In Africa, most people don't struggle with animal rights and anorexia; they just want clean water and a loaf of bread. As weird as it sounds, it's a luxury for us here in America to worry about women's rights, deforestation, and the death tax. In the West Bank, they worry about whether or not their house is going to be missiled during the night. In Ethiopia, they worry about the wives and daughters being raped the next time the local warlord comes to town. Rampant hunger and AIDS plague more people than do problems concerning affirmative action and gay marriage. This film, while so engaging, is just another skewed vision of what is really wrong in the world.
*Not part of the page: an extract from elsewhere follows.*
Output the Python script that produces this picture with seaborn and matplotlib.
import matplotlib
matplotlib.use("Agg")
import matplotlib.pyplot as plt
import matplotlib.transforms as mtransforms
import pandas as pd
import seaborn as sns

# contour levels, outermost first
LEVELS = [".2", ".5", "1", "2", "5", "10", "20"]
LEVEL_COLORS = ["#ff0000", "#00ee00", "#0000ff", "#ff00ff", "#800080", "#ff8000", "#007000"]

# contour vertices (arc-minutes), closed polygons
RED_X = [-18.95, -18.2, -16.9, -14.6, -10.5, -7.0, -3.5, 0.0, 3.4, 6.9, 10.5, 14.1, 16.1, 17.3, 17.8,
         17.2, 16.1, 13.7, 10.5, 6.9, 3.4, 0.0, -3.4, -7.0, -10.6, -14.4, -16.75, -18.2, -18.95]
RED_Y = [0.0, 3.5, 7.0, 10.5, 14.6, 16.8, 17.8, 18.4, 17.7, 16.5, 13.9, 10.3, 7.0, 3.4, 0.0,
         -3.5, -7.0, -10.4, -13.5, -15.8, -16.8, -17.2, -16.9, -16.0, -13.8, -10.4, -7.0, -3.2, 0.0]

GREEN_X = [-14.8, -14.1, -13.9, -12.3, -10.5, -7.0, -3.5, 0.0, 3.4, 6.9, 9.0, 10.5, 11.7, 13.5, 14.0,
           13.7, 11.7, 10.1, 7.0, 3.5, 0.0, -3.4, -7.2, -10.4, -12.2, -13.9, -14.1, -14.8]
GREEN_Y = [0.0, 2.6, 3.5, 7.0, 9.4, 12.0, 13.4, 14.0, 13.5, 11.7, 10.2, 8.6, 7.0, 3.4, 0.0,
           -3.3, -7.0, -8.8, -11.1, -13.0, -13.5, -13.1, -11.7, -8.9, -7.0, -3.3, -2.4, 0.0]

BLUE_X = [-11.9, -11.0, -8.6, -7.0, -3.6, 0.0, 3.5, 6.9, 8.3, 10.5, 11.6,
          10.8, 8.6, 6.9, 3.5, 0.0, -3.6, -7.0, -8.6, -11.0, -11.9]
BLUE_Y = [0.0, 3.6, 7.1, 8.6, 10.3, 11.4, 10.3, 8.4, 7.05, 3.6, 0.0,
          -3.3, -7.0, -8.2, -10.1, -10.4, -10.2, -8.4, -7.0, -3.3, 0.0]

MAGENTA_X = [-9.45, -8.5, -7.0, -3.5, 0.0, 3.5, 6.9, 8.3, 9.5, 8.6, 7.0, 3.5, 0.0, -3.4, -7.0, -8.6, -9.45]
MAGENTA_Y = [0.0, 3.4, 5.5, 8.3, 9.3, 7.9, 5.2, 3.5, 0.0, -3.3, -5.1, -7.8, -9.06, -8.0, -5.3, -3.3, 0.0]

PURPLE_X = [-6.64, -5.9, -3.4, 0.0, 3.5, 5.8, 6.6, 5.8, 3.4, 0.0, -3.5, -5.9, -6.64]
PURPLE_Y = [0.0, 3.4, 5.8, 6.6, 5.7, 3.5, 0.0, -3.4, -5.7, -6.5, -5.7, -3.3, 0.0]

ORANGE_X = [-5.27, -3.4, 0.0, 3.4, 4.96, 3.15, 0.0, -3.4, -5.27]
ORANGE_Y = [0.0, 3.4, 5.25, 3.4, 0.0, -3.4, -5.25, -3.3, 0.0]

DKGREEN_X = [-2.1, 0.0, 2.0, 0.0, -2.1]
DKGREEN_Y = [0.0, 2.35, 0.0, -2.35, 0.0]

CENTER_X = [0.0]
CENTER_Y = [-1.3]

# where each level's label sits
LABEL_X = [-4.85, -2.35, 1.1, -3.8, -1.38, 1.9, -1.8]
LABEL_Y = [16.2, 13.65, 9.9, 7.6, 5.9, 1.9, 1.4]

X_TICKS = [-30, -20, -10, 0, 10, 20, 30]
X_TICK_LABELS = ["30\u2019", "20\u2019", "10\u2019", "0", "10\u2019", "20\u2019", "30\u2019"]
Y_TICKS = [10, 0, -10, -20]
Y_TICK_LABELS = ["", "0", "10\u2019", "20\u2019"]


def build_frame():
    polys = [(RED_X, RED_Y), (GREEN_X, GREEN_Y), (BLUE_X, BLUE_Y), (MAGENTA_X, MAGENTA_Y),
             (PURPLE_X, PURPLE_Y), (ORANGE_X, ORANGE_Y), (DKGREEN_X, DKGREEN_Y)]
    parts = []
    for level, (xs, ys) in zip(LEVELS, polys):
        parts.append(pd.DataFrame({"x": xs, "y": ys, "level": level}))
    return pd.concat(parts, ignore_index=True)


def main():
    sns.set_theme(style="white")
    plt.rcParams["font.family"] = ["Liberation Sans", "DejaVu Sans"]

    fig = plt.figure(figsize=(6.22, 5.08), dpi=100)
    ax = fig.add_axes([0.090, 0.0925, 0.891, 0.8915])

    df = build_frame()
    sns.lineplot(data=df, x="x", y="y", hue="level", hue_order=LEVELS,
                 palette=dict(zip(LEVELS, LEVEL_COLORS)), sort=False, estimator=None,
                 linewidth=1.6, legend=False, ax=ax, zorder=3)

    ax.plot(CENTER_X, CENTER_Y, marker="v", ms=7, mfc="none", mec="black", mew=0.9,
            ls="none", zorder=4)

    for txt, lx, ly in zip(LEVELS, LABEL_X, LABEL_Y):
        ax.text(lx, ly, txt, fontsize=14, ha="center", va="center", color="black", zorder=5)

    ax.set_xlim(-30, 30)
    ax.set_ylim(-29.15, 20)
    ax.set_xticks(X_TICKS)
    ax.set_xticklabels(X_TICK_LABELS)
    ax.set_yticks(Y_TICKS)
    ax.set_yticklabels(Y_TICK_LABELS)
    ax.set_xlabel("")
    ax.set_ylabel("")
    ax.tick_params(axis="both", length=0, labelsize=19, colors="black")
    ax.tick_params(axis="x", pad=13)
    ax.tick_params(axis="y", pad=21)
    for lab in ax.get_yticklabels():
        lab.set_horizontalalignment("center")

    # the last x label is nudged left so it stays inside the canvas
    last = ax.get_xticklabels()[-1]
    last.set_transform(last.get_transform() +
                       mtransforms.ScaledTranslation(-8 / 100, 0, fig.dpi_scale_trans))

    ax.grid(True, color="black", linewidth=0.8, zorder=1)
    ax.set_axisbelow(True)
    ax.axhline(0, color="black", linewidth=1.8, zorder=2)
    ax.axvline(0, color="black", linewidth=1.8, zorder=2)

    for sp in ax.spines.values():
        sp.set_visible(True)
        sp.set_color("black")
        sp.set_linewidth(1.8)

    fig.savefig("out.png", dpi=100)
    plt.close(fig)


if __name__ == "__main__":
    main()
On Second Thought, Maybe The Richies Aren't All Bad

All that being said, I still can't get enough of this film. There's this great line in Adaptation where Charlie Kaufman, played by Nick Cage, rambles on about how he doesn't want to write a movie where characters end up "learning profound life lessons, growing and coming to like each other or overcoming obstacles to succeed in the end!" Lost doesn't stoop to this. The issue isn't whether or not Bob and Charlotte will end up coming to like each other, because they connect right away. The issue is whether or not they learn something profound that they can take back to their respective lives that will change the course of where they were headed before they met each other (phew!). And maybe they do, but because of that muffled line, we'll never really know. That's why I think I enjoy this film so much. Because it suggests, ever so slightly, that there are answers out there, but it refuses to give them to us. It's not a scientific film about cut-and-dry solutions (like many romantic comedies, revenge-driven action films, or Christian end-time movies are), but a film about the simple belief that hope and grace are out there, somewhere, just hanging out until we find time to go after them.